Other action movies followed but without much impact, ‘I Spy’ and ‘Showtime’ both (2002), ‘Daddy Day Care’ (2003) and another ‘Shrek’ outing with the unremarkable ‘Far, Far Away’ and the even lamer family ghost-horror film ‘The Haunted Mansion’ (2003).

Still, maybe Eddie’s getting residuals every time someone jumps on the ride at Disneyland?


Eddie also hasn’t escaped the curse of Hollywood gossip and scandal over the years. Father of five children, two of them are the products of relationships with Tamara Hood and Paulette McNeely.

Eddie’s late night-time encounter in 1997 with Shalimar Seiuli, a Californian transsexual, was ranked No61 on E TV’s ‘The Greatest Shocking Moments In Entertainment History’

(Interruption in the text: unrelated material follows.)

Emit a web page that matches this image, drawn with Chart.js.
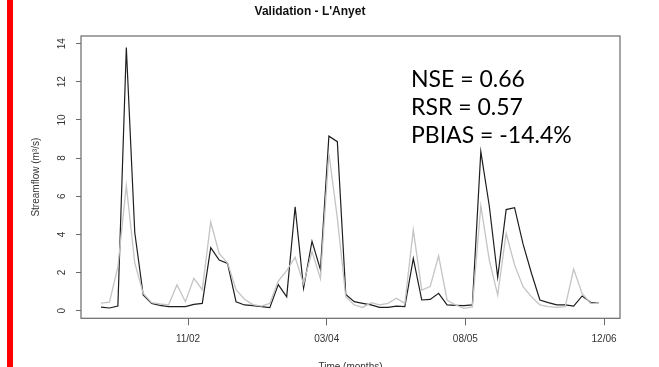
<!DOCTYPE html>
<html>
<head>
<meta charset="utf-8">
<script src="https://cdn.jsdelivr.net/npm/chart.js@4/dist/chart.umd.min.js"></script>
<style>
    body { margin: 0; background: #fff; overflow: hidden; }
    #wrap { position: relative; width: 659px; height: 380px; }
    #redBar { position: absolute; left: 7px; top: 0; width: 6px; height: 380px; background: #ff0000; }
</style>
</head>
<body>
<div id="wrap">
    <div id="redBar"></div>
    <canvas id="canvasGraph"></canvas>
</div>
<script>
// DATA

// monthly streamflow (m3/s), one value per month from jan 2002
let observed = [0.19, 0.14, 0.24, 13.8, 4.1, 0.82, 0.38, 0.28, 0.21, 0.21,
                0.21, 0.33, 0.38, 3.3, 2.65, 2.47, 0.46, 0.3, 0.26, 0.21,
                0.16, 1.37, 0.73, 5.45, 1.18, 3.64, 2.15, 9.15, 8.86, 0.85,
                0.47, 0.38, 0.3, 0.17, 0.17, 0.24, 0.21, 2.74, 0.56, 0.59,
                0.91, 0.3, 0.28, 0.26, 0.3, 8.34, 5.5, 1.75, 5.3, 5.4,
                3.5, 1.96, 0.56, 0.42, 0.3, 0.3, 0.24, 0.77, 0.44, 0.38];
let simulated = [0.4, 0.45, 2.3, 6.55, 2.5, 0.9, 0.42, 0.35, 0.3, 1.35,
                 0.47, 1.7, 1.1, 4.65, 3.0, 2.5, 1.1, 0.6, 0.32, 0.24,
                 0.38, 1.55, 2.1, 2.8, 1.4, 3.1, 1.68, 8.25, 4.85, 0.73,
                 0.3, 0.17, 0.42, 0.3, 0.38, 0.65, 0.38, 4.23, 1.08, 1.26,
                 2.87, 0.56, 0.3, 0.12, 0.2, 5.5, 2.66, 0.82, 4.06, 2.4,
                 1.26, 0.73, 0.3, 0.21, 0.17, 0.21, 2.18, 0.9, 0.38, 0.38];

// x ticks (in months since jan 2002) and their labels
let tickMonths = [10.31, 26.74, 43.17, 59.6];
let tickLabels = ['11/02', '03/04', '08/05', '12/06'];
let yTicks = [0, 2, 4, 6, 8, 10, 12, 14];

// fit statistics
let stats = ['NSE = 0.66', 'RSR = 0.57', 'PBIAS = -14.4%'];

// build points {x: month, y: value}
function toPoints(array){
    return array.map((v, i) => ({x: i, y: v}));
}

// BOX AROUND THE PLOT + STATS TEXT
let boxPlugin = {
    id: 'boxPlugin',
    afterDraw(chart){
        let c = chart.ctx;
        let a = chart.chartArea;
        c.save();
        c.strokeStyle = '#6a6a6a';
        c.lineWidth = 1.2;
        c.strokeRect(a.left, a.top, a.right - a.left, a.bottom - a.top);
        c.fillStyle = '#000';
        c.font = '23px Lato';
        c.textBaseline = 'alphabetic';
        c.textAlign = 'left';
        let base = [87.3, 115.2, 143.3];
        for(let i = 0; i < stats.length; i++){
            c.fillText(stats[i], 411, base[i]);
        }
        c.restore();
    }
};

let ctx = document.getElementById('canvasGraph').getContext('2d');
let graph = new Chart(ctx, {
    type: 'line',
    data: {
        datasets: [{
            label: 'simulated',
            data: toPoints(simulated),
            borderColor: '#c4c4c4',
            borderWidth: 1.3,
            pointRadius: 0,
            tension: 0,
            fill: false
        }, {
            label: 'observed',
            data: toPoints(observed),
            borderColor: '#1e1e1e',
            borderWidth: 1.2,
            pointRadius: 0,
            tension: 0,
            fill: false
        }]
    },
    options: {
        responsive: true,
        maintainAspectRatio: false,
        devicePixelRatio: 1,
        animation: false,
        layout: { padding: { left: 0, right: 39, top: 0, bottom: 0 } },
        plugins: {
            legend: { display: false },
            tooltip: { enabled: false },
            title: {
                display: true,
                text: 'Validation - L\'Anyet',
                color: '#111',
                font: { family: 'Liberation Sans', size: 12, weight: 'bold' },
                padding: { top: 4.5, bottom: 17.1 }
            }
        },
        scales: {
            x: {
                type: 'linear',
                min: -2.37,
                max: 61.49,
                afterBuildTicks: (scale) => { scale.ticks = tickMonths.map(v => ({value: v})); },
                afterFit: (scale) => { scale.height = 61.7; },
                ticks: {
                    color: '#333',
                    font: { family: 'Liberation Sans', size: 10 },
                    padding: 8.2,
                    maxRotation: 0,
                    autoSkip: false,
                    callback: (value, index) => tickLabels[index]
                },
                grid: { drawOnChartArea: false, drawTicks: true, tickLength: 7, color: '#6a6a6a', lineWidth: 1 },
                border: { display: false },
                title: {
                    display: true,
                    text: 'Time (months)',
                    color: '#333',
                    font: { family: 'Liberation Sans', size: 10 },
                    padding: { top: 0, bottom: 6.5 }
                }
            },
            y: {
                type: 'linear',
                min: -0.4,
                max: 14.4,
                afterBuildTicks: (scale) => { scale.ticks = yTicks.map(v => ({value: v})); },
                afterFit: (scale) => { scale.width = 81; },
                ticks: {
                    color: '#333',
                    font: { family: 'Liberation Sans', size: 10 },
                    minRotation: 90,
                    maxRotation: 90,
                    crossAlign: 'center',
                    padding: 8.4
                },
                grid: { drawOnChartArea: false, drawTicks: true, tickLength: 5, color: '#6a6a6a', lineWidth: 1 },
                border: { display: false },
                title: {
                    display: true,
                    text: 'Streamflow (m³/s)',
                    color: '#333',
                    font: { family: 'Liberation Sans', size: 10 },
                    padding: { top: 30, bottom: 0 }
                }
            }
        }
    },
    plugins: [boxPlugin]
});
</script>
</body>
</html>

Shalimar, who took her name from a French fragrance was crowned Miss American Samoa Island Queen in 1993. Later she became a celebrity as ‘House Madam’ at the Club7969. She died tragically after an accidental fall in 1998 but was highlighted in Candace Watkin's book ‘In The Closet With Eddie’ which featured interviews from transsexuals who claimed to have bedded the actor.

Eddie's fortunes turned around in 2006/2007 with the movie version of the Broadway musical 'Dreamgirls' as soul singer James "Thunder" Early. He won a Golden Globe for Best Supporting Actor, as well as a Screen Actors Guild Award and a Broadcast Film Critics Association Award in that category.

However the comedian was again embroiled in controversy following a relationship with Spice Girl Mel B. After the couple split up, the singer claimed that Murphy was the father of her child, called Angel. Murphy initially denied the claim until Mel B - real name Melanie Brown - took legal action to establish him as a parent. The 46-year-old later released a statement through his publicist saying he would "honour his responsibilities as a father".

Murphy is currently in a relationship with film producer Tracey Edmonds and is currently slated to appear in another instalment of the 'Beverly Hills Cop' franchise.